Write out the listing below without alteration, omitting its pictures.
-- Start Collected data --
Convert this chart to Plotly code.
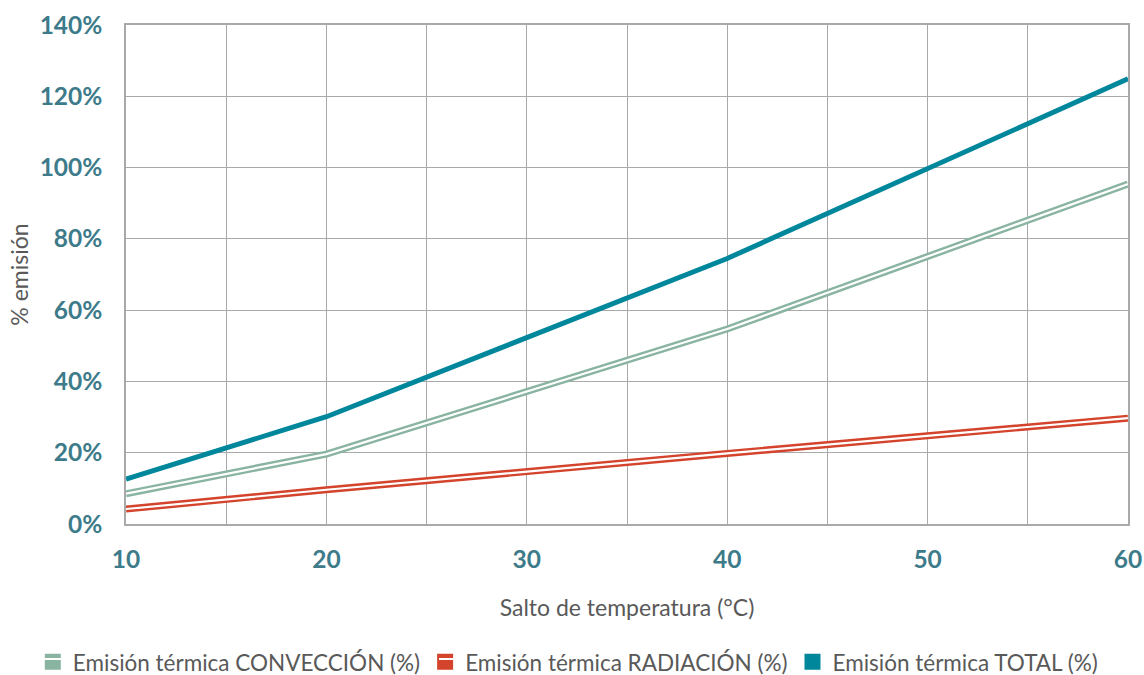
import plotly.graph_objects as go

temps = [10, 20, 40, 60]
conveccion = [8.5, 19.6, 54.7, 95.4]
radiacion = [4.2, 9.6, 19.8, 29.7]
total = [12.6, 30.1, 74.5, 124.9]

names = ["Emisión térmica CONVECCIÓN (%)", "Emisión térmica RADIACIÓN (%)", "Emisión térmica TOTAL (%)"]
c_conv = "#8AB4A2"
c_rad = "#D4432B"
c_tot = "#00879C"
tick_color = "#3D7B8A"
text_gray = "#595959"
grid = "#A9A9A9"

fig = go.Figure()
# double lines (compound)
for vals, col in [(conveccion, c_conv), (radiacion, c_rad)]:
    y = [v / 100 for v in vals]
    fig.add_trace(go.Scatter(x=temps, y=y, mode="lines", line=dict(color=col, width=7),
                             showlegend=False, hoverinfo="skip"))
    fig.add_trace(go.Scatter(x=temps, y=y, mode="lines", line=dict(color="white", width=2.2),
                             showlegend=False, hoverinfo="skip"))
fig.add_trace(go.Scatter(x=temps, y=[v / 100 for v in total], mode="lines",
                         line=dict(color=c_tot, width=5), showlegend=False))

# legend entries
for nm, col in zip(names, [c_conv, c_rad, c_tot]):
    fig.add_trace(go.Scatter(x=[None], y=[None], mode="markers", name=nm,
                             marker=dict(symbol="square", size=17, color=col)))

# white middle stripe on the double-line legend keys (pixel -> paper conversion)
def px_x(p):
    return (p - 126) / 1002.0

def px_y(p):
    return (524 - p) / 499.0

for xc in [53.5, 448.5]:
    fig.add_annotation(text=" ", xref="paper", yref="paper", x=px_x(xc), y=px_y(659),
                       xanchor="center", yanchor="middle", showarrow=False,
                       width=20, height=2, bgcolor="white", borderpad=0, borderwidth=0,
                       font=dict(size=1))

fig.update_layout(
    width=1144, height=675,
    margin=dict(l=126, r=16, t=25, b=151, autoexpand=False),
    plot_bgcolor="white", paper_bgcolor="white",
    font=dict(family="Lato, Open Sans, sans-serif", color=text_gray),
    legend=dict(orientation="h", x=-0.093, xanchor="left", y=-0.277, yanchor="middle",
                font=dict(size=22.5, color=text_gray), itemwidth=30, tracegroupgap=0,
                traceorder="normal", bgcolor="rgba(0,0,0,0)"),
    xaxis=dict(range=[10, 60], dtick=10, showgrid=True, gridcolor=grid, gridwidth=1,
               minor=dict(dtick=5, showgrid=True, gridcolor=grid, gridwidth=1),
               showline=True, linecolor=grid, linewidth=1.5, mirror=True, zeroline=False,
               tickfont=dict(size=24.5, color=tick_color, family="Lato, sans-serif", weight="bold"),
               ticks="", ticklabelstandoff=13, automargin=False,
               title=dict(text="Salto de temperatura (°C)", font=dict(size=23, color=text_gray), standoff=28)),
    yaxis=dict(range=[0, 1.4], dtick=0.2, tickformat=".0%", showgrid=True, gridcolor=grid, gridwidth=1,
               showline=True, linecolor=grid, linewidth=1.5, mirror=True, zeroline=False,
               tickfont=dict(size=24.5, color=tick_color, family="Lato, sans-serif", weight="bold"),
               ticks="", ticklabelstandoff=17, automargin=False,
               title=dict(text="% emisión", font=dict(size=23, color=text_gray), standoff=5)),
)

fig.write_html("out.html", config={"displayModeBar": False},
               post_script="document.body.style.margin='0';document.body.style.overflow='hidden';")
-- End Collected data --
### [Complete answer]
Convert this chart to Plotly code.
import plotly.graph_objects as go

temps = [10, 20, 40, 60]
conveccion = [8.5, 19.6, 54.7, 95.4]
radiacion = [4.2, 9.6, 19.8, 29.7]
total = [12.6, 30.1, 74.5, 124.9]

names = ["Emisión térmica CONVECCIÓN (%)", "Emisión térmica RADIACIÓN (%)", "Emisión térmica TOTAL (%)"]
c_conv = "#8AB4A2"
c_rad = "#D4432B"
c_tot = "#00879C"
tick_color = "#3D7B8A"
text_gray = "#595959"
grid = "#A9A9A9"

fig = go.Figure()
# double lines (compound)
for vals, col in [(conveccion, c_conv), (radiacion, c_rad)]:
    y = [v / 100 for v in vals]
    fig.add_trace(go.Scatter(x=temps, y=y, mode="lines", line=dict(color=col, width=7),
                             showlegend=False, hoverinfo="skip"))
    fig.add_trace(go.Scatter(x=temps, y=y, mode="lines", line=dict(color="white", width=2.2),
                             showlegend=False, hoverinfo="skip"))
fig.add_trace(go.Scatter(x=temps, y=[v / 100 for v in total], mode="lines",
                         line=dict(color=c_tot, width=5), showlegend=False))

# legend entries
for nm, col in zip(names, [c_conv, c_rad, c_tot]):
    fig.add_trace(go.Scatter(x=[None], y=[None], mode="markers", name=nm,
                             marker=dict(symbol="square", size=17, color=col)))

# white middle stripe on the double-line legend keys (pixel -> paper conversion)
def px_x(p):
    return (p - 126) / 1002.0

def px_y(p):
    return (524 - p) / 499.0

for xc in [53.5, 448.5]:
    fig.add_annotation(text=" ", xref="paper", yref="paper", x=px_x(xc), y=px_y(659),
                       xanchor="center", yanchor="middle", showarrow=False,
                       width=20, height=2, bgcolor="white", borderpad=0, borderwidth=0,
                       font=dict(size=1))

fig.update_layout(
    width=1144, height=675,
    margin=dict(l=126, r=16, t=25, b=151, autoexpand=False),
    plot_bgcolor="white", paper_bgcolor="white",
    font=dict(family="Lato, Open Sans, sans-serif", color=text_gray),
    legend=dict(orientation="h", x=-0.093, xanchor="left", y=-0.277, yanchor="middle",
                font=dict(size=22.5, color=text_gray), itemwidth=30, tracegroupgap=0,
                traceorder="normal", bgcolor="rgba(0,0,0,0)"),
    xaxis=dict(range=[10, 60], dtick=10, showgrid=True, gridcolor=grid, gridwidth=1,
               minor=dict(dtick=5, showgrid=True, gridcolor=grid, gridwidth=1),
               showline=True, linecolor=grid, linewidth=1.5, mirror=True, zeroline=False,
               tickfont=dict(size=24.5, color=tick_color, family="Lato, sans-serif", weight="bold"),
               ticks="", ticklabelstandoff=13, automargin=False,
               title=dict(text="Salto de temperatura (°C)", font=dict(size=23, color=text_gray), standoff=28)),
    yaxis=dict(range=[0, 1.4], dtick=0.2, tickformat=".0%", showgrid=True, gridcolor=grid, gridwidth=1,
               showline=True, linecolor=grid, linewidth=1.5, mirror=True, zeroline=False,
               tickfont=dict(size=24.5, color=tick_color, family="Lato, sans-serif", weight="bold"),
               ticks="", ticklabelstandoff=17, automargin=False,
               title=dict(text="% emisión", font=dict(size=23, color=text_gray), standoff=5)),
)

fig.write_html("out.html", config={"displayModeBar": False},
               post_script="document.body.style.margin='0';document.body.style.overflow='hidden';")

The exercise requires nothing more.